Plus troublant encore : les FARDC affirment détenir, à Goma, neuf anciens miliciens des FDLR (Forces démocratiques de libération du Rwanda) qui auraient rejoint le M23, après avoir été désarmés et rapatriés au Rwanda par la Monusco. Ce groupe rebelle a été constitué à l’origine par d’anciens militaires des Forces armées rwandaises, accusés d’avoir perpétré le génocide de 1994, avant de fuir vers le Congo lors de l’arrivée au pouvoir du président Kagame. Les FDLR – théoriquement en lutte contre le régime de Kigali – mènent cependant leurs actions meurtrières uniquement sur le territoire congolais. Ce mouvement est en principe le pire ennemi du Rwanda.

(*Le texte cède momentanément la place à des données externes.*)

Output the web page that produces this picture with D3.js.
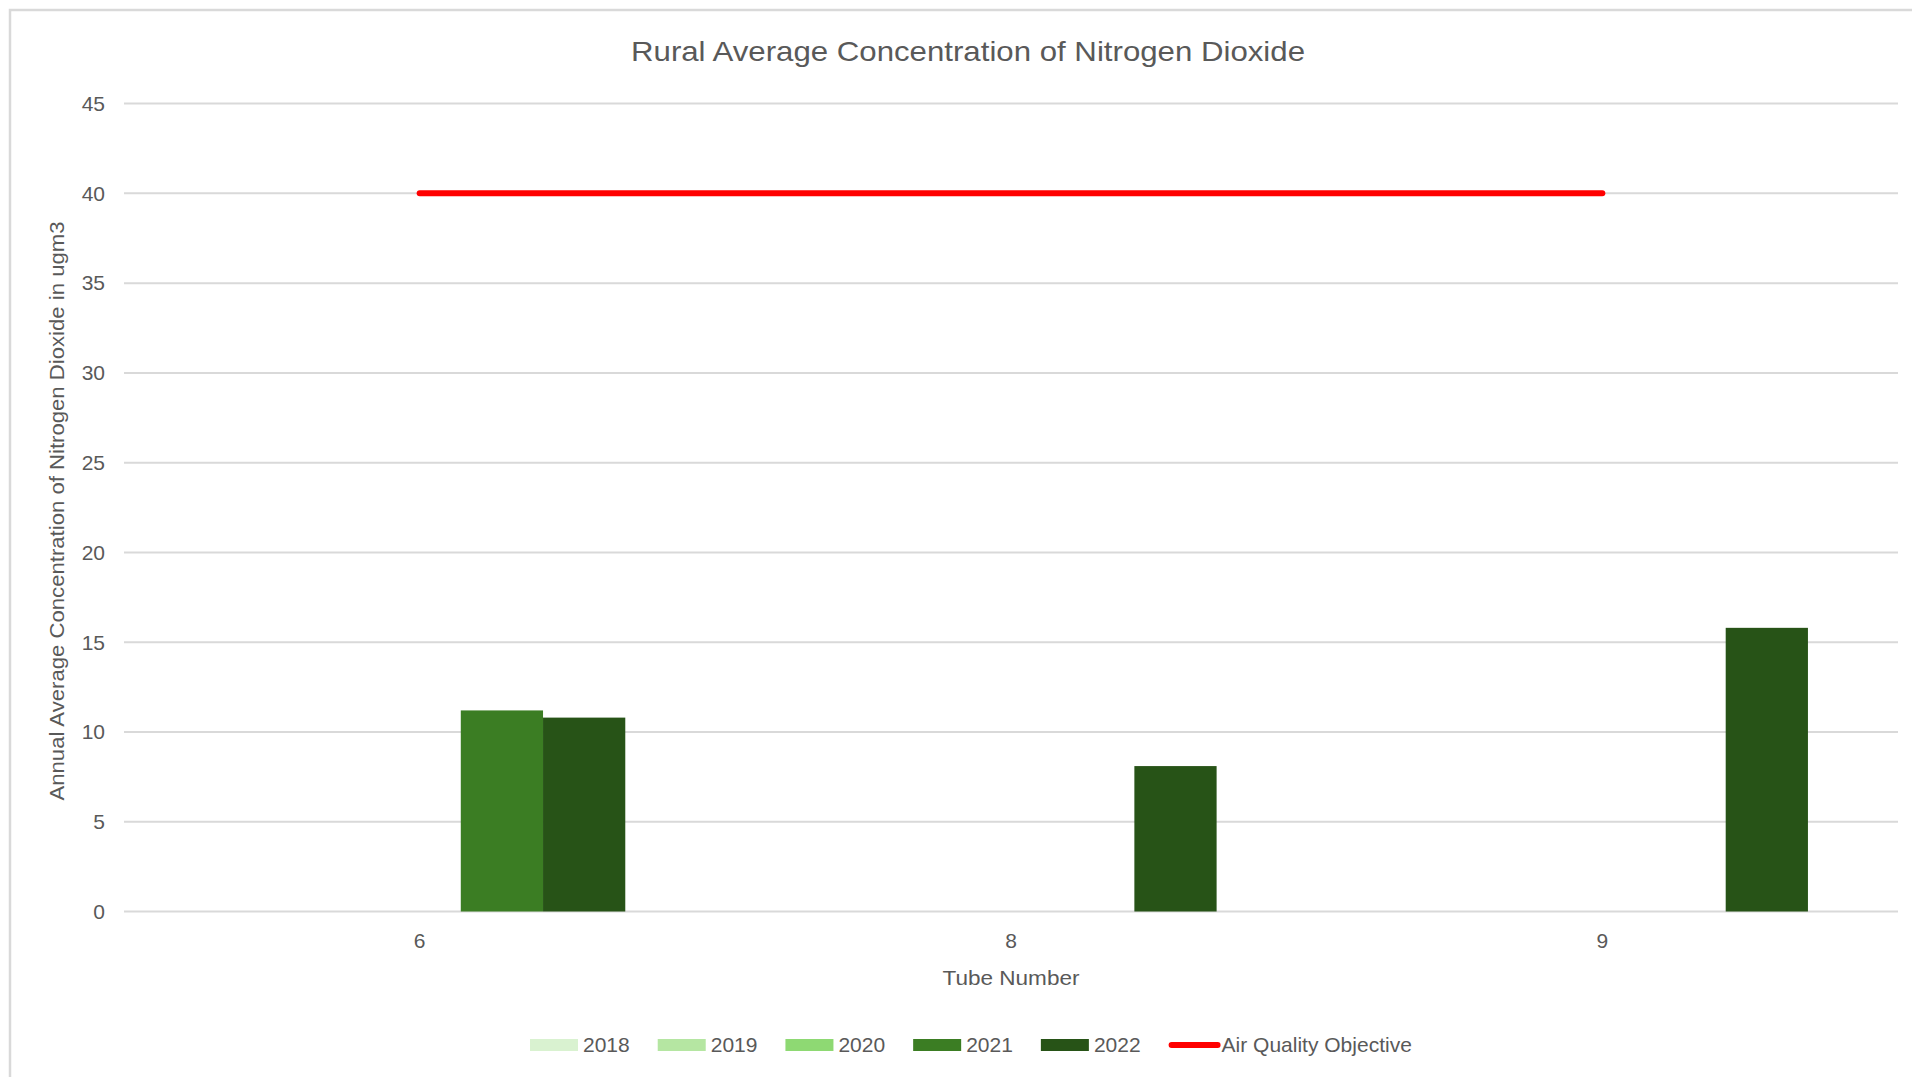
<!DOCTYPE html>
<html>
<head>
<meta charset="utf-8">
<script src="https://cdn.jsdelivr.net/npm/d3@7"></script>
<style>
  body { margin: 0; background: #fff; }
  text { fill: #595959; font-family: "Liberation Sans", Arial, sans-serif; }
</style>
</head>
<body>
<div id="chart"></div>
<script>
// chart data
var tubes = ["6", "8", "9"];
var years = ["2018", "2019", "2020", "2021", "2022"];
var yearColors = ["#d9f2d0", "#b5e6a2", "#8ed973", "#3b7d23", "#275317"];
// values per year, one entry per tube (null = no reading)
var values2018 = [null, null, null];
var values2019 = [null, null, null];
var values2020 = [null, null, null];
var values2021 = [11.2, null, null];
var values2022 = [10.8, 8.1, 15.8];
var objective = [40, 40, 40];
var yTicks = [0, 5, 10, 15, 20, 25, 30, 35, 40, 45];

var seriesValues = [values2018, values2019, values2020, values2021, values2022];

var width = 1912,
  height = 1077;

var svg = d3.select("#chart").append("svg")
  .attr("width", width)
  .attr("height", height);

// chart border (extends past the window on right/bottom)
svg.append("rect")
  .attr("x", 10).attr("y", 10)
  .attr("width", width + 20).attr("height", height + 20)
  .attr("fill", "none")
  .attr("stroke", "#d9d9d9")
  .attr("stroke-width", 2.5);

var plot = { left: 124, right: 1898, top: 103.6, bottom: 911.5 };

var x = d3.scaleBand()
  .domain(tubes)
  .range([plot.left, plot.right]);

var barW = x.bandwidth() / 7.19;
var xYear = d3.scaleBand()
  .domain(years)
  .range([-2.5 * barW, 2.5 * barW]);

var y = d3.scaleLinear()
  .domain([0, 45])
  .range([plot.bottom, plot.top]);

// gridlines
svg.append("g")
  .selectAll("line")
  .data(yTicks)
  .enter().append("line")
  .attr("x1", plot.left).attr("x2", plot.right)
  .attr("y1", d => y(d)).attr("y2", d => y(d))
  .attr("stroke", "#d9d9d9")
  .attr("stroke-width", 2);

// y tick labels
svg.append("g")
  .selectAll("text")
  .data(yTicks)
  .enter().append("text")
  .attr("x", 105)
  .attr("y", d => y(d))
  .attr("dy", "0.35em")
  .attr("text-anchor", "end")
  .style("font-size", "21px")
  .text(d => d);

// bars
var barData = [];
seriesValues.forEach((vals, i) => {
  vals.forEach((v, j) => {
    if (v !== null) barData.push({ year: years[i], tube: tubes[j], value: v, color: yearColors[i] });
  });
});

svg.append("g")
  .selectAll("rect")
  .data(barData)
  .enter().append("rect")
  .attr("x", d => x(d.tube) + x.bandwidth() / 2 + xYear(d.year))
  .attr("width", xYear.bandwidth())
  .attr("y", d => y(d.value))
  .attr("height", d => y(0) - y(d.value))
  .attr("fill", d => d.color);

// air quality objective line
var line = d3.line()
  .x((d, i) => x(tubes[i]) + x.bandwidth() / 2)
  .y(d => y(d));

svg.append("path")
  .datum(objective)
  .attr("d", line)
  .attr("fill", "none")
  .attr("stroke", "#ff0000")
  .attr("stroke-width", 6)
  .attr("stroke-linecap", "round");

// x tick labels
svg.append("g")
  .selectAll("text")
  .data(tubes)
  .enter().append("text")
  .attr("x", d => x(d) + x.bandwidth() / 2)
  .attr("y", 941)
  .attr("dy", "0.35em")
  .attr("text-anchor", "middle")
  .style("font-size", "21px")
  .text(d => d);

// titles
svg.append("text")
  .attr("x", 968).attr("y", 51)
  .attr("dy", "0.35em")
  .attr("text-anchor", "middle")
  .attr("textLength", 674)
  .attr("lengthAdjust", "spacingAndGlyphs")
  .style("font-size", "28px")
  .style("font-family", "'Liberation Sans Narrow', 'Liberation Sans', sans-serif")
  .text("Rural Average Concentration of Nitrogen Dioxide");

svg.append("text")
  .attr("x", 1011).attr("y", 978)
  .attr("dy", "0.35em")
  .attr("text-anchor", "middle")
  .attr("textLength", 137)
  .attr("lengthAdjust", "spacingAndGlyphs")
  .style("font-size", "21px")
  .text("Tube Number");

svg.append("text")
  .attr("transform", "translate(57,511) rotate(-90)")
  .attr("dy", "0.35em")
  .attr("text-anchor", "middle")
  .attr("textLength", 579)
  .attr("lengthAdjust", "spacingAndGlyphs")
  .style("font-size", "20px")
  .text("Annual Average Concentration of Nitrogen Dioxide in ugm3");

// legend
var legendItems = years.map((yr, i) => ({ label: yr, color: yearColors[i], type: "rect" }));
legendItems.push({ label: "Air Quality Objective", color: "#ff0000", type: "line" });

var legend = svg.append("g").attr("class", "legend");
var lx = 530, ly = 1045;
legendItems.forEach(item => {
  var g = legend.append("g");
  if (item.type === "rect") {
    g.append("rect")
      .attr("x", lx).attr("y", ly - 6)
      .attr("width", 48).attr("height", 12)
      .attr("fill", item.color);
  } else {
    g.append("line")
      .attr("x1", lx + 3).attr("x2", lx + 49)
      .attr("y1", ly).attr("y2", ly)
      .attr("stroke", item.color)
      .attr("stroke-width", 6)
      .attr("stroke-linecap", "round");
  }
  var t = g.append("text")
    .attr("x", lx + 53).attr("y", ly)
    .attr("dy", "0.35em")
    .style("font-size", "21px")
    .text(item.label);
  var w = t.node().getComputedTextLength();
  lx = lx + 53 + w + 28;
});
</script>
</body>
</html>
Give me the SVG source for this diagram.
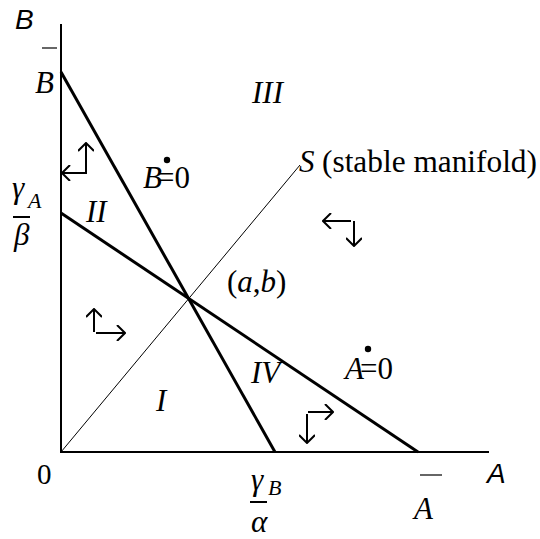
<svg xmlns="http://www.w3.org/2000/svg" width="540" height="539" viewBox="0 0 540 539">
<defs>
<style>
.ax{stroke:#000;stroke-width:2;fill:none}
.thick{stroke:#000;stroke-width:3;fill:none}
.thin{stroke:#000;stroke-width:1;fill:none}
.arr{stroke:#000;stroke-width:2;fill:none;marker-end:url(#ah)}
.bar{stroke:#000;stroke-width:1.2}
.fbar{stroke:#000;stroke-width:2}
.sf{font-family:"Liberation Sans",Arial,sans-serif;font-style:italic;font-size:28px;fill:#000}
.rf{font-family:"Liberation Serif","Times New Roman",serif;font-size:31px;fill:#000}
.it{font-style:italic}
.g{font-family:"Liberation Serif","Times New Roman",serif;font-style:italic;font-size:31px;fill:#000}
.sub{font-family:"Liberation Serif","Times New Roman",serif;font-style:italic;font-size:22px;fill:#000}
</style>
<marker id="ah" viewBox="0 0 16 16" refX="15" refY="8" markerWidth="16" markerHeight="16" markerUnits="userSpaceOnUse" orient="auto">
<path d="M7,0 L15,8 L7,16" fill="none" stroke="#000" stroke-width="2"/>
</marker>
</defs>
<g id="axes">
<line class="ax" x1="61" y1="24" x2="61" y2="452"/>
<line class="ax" x1="60" y1="452" x2="489" y2="452"/>
<text class="sf" x="15" y="29">B</text>
<text class="sf" x="487" y="483">A</text>
<text class="rf" x="37" y="484" style="font-size:29px">0</text>
</g>
<g id="connectors">
<line class="thick" x1="61" y1="72" x2="275" y2="452"/>
<line class="thick" x1="61" y1="213" x2="418" y2="452"/>
<line class="thin" x1="61" y1="452" x2="300" y2="165"/>
</g>
<g id="label-Bbar">
<line class="bar" x1="42" y1="48" x2="57" y2="48"/>
<text class="rf it" x="35" y="93">B</text>
</g>
<g id="label-gammaA-beta">
<text class="g" x="12" y="198">γ</text>
<text class="sub" x="28" y="208">A</text>
<line class="fbar" x1="13" y1="217" x2="30" y2="217"/>
<text class="g" x="14" y="245">β</text>
</g>
<g id="label-gammaB-alpha">
<text class="g" x="251" y="490">γ</text>
<text class="sub" x="268" y="495">B</text>
<line class="fbar" x1="250" y1="502" x2="267" y2="502"/>
<text class="g" x="251" y="532">α</text>
</g>
<g id="label-Abar">
<line class="bar" x1="420" y1="475" x2="442" y2="475"/>
<text class="rf it" x="414" y="519">A</text>
</g>
<g id="region-I">
<text class="rf it" x="156" y="411">I</text>
<line class="arr" x1="94" y1="332" x2="94" y2="309"/>
<line class="arr" x1="96" y1="333" x2="125" y2="333"/>
</g>
<g id="region-II">
<text class="rf it" x="86" y="222">II</text>
<line class="arr" x1="86" y1="174" x2="86" y2="143"/>
<line class="arr" x1="87" y1="173" x2="62" y2="173"/>
</g>
<g id="region-III">
<text class="rf it" x="252" y="103">III</text>
<line class="arr" x1="351" y1="221" x2="323" y2="221"/>
<line class="arr" x1="354" y1="221" x2="354" y2="246"/>
</g>
<g id="region-IV">
<text class="rf it" x="251" y="383">IV</text>
<line class="arr" x1="308" y1="412" x2="333" y2="412"/>
<line class="arr" x1="307" y1="414" x2="307" y2="443"/>
</g>
<g id="label-Bdot">
<text class="rf" x="143" y="188"><tspan class="it">B</tspan><tspan dx="-5">=0</tspan></text>
<circle cx="167" cy="160" r="3.2" fill="#000"/>
</g>
<g id="label-Adot">
<text class="rf" x="345" y="379"><tspan class="it">A</tspan><tspan dx="-4">=0</tspan></text>
<circle cx="368" cy="349" r="3.2" fill="#000"/>
</g>
<g id="label-ab">
<text class="rf" x="227" y="292">(<tspan class="it">a</tspan>,<tspan class="it">b</tspan>)</text>
</g>
<g id="label-S">
<text class="rf" x="299" y="172"><tspan class="it">S</tspan> <tspan x="322" textLength="215" lengthAdjust="spacingAndGlyphs">(stable manifold)</tspan></text>
</g>
</svg>
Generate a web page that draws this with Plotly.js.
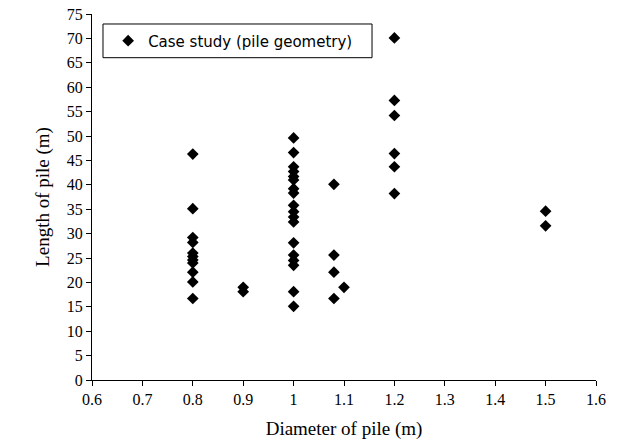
<!DOCTYPE html>
<html>
<head>
<meta charset="utf-8">
<script src="https://cdn.plot.ly/plotly-3.0.1.min.js"></script>
<style>html,body{margin:0;padding:0;background:#fff;}#chart{width:619px;height:441px;}</style>
</head>
<body>
<div id="chart"></div>
<script>
// Pile diameter (m) and length (m) for each case
var diameter = [0.8,0.8,0.8,0.8,0.8,0.8,0.8,0.8,0.8,0.8,0.8,
  0.9,0.9,
  1.0,1.0,1.0,1.0,1.0,1.0,1.0,1.0,1.0,1.0,1.0,1.0,1.0,1.0,1.0,1.0,1.0,1.0,
  1.08,1.08,1.08,1.08,1.1,
  1.2,1.2,1.2,1.2,1.2,1.2,
  1.5,1.5];
var length = [46.3,35.1,29.2,28.2,26.0,25.3,24.6,24.0,22.1,20.1,16.7,
  19.0,18.1,
  49.6,46.6,43.7,42.7,41.7,41.0,39.2,38.3,35.8,34.5,33.4,32.4,28.1,25.6,24.5,23.5,18.1,15.1,
  40.1,25.6,22.1,16.7,19.0,
  70.1,57.3,54.2,46.4,43.7,38.2,
  34.6,31.6];
var seriesName = "Case study (pile geometry)";
var xTitle = "Diameter of pile (m)";
var yTitle = "Length of pile (m)";

var trace = {
  x: diameter, y: length, type: 'scatter', mode: 'markers', name: seriesName,
  marker: {symbol: 'diamond', size: 9, color: '#000'}
};
var serif = 'Liberation Serif, Times New Roman, serif';
var axisFont = {family: serif, size: 16, color: '#000'};
var layout = {
  width: 619, height: 441,
  margin: {l: 92, r: 23, t: 14, b: 61},
  paper_bgcolor: '#fff', plot_bgcolor: '#fff',
  showlegend: true,
  legend: {x: 0.032, y: 0.9265, xanchor: 'left', yanchor: 'middle',
    borderwidth: 0, bgcolor: 'rgba(0,0,0,0)',
    font: {family: 'DejaVu Sans, sans-serif', size: 15, color: '#000'},
    itemwidth: 30},
  shapes: [{type: 'rect', xref: 'paper', yref: 'paper',
    x0: 0.0218, x1: 0.5556, y0: 0.8806, y1: 0.9727,
    line: {color: '#000', width: 1}, fillcolor: 'rgba(0,0,0,0)', layer: 'below'}],
  xaxis: {range: [0.6, 1.6], dtick: 0.1, tick0: 0.6, showgrid: false, zeroline: false,
    showline: true, linecolor: '#000', linewidth: 1, ticks: 'outside', ticklen: 5, tickcolor: '#000',
    tickfont: axisFont,
    title: {text: xTitle, font: {family: serif, size: 19, color: '#000'}, standoff: 14}},
  yaxis: {range: [0, 75], dtick: 5, tick0: 0, showgrid: false, zeroline: false,
    showline: true, linecolor: '#000', linewidth: 1, ticks: 'outside', ticklen: 5, tickcolor: '#000',
    tickfont: axisFont,
    title: {text: yTitle, font: {family: serif, size: 19, color: '#000'}, standoff: 12}}
};
Plotly.newPlot('chart', [trace], layout, {displayModeBar: false, staticPlot: true});
</script>
</body>
</html>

L'ingérence rwandaise, un secret de polichinelle
Le gouvernement congolais sera-t-il amené à hausser le ton vis-à-vis de son voisin ? « C’est très difficile », avoue un conseiller ministériel. « Pour cela, il faudrait que nous soyons bien épaulés par la communauté internationale ». « Le régime rwandais bénéficie de beaucoup de soutien, bien plus que nous », ajoute-t-il.
La Monusco prendra-t-elle une initiative pour stopper cette ingérence qui met en péril la paix qu’elle essaie difficilement de préserver depuis plus de dix ans ? L’opinion congolaise en doute. Depuis 1994, l’ingérence rwandaise à l’est est un secret de polichinelle.
Que vont devenir ces dizaines de jeunes enrôlés entraînés malgré eux dans une guerre qui ne les concerne pas ? En toute logique, ils devraient être rapatriés. C’est d’ailleurs leur souhait. « Mais nous avons peur », déclarent-ils aux enquêteurs. « Ceux qui nous ont recrutés et qui ont confisqué nos papiers pourraient se venger, après tout ce que nous avons révélé à la Monusco ».
Le recruteur-gardien de vaches de Mudende aurait beaucoup travaillé, si l’on en croit les témoignages. Il aurait enrôlé une centaine de jeunes. Ces derniers révèlent aussi que le propriétaire du troupeau est un gradé de l’armée rwandaise.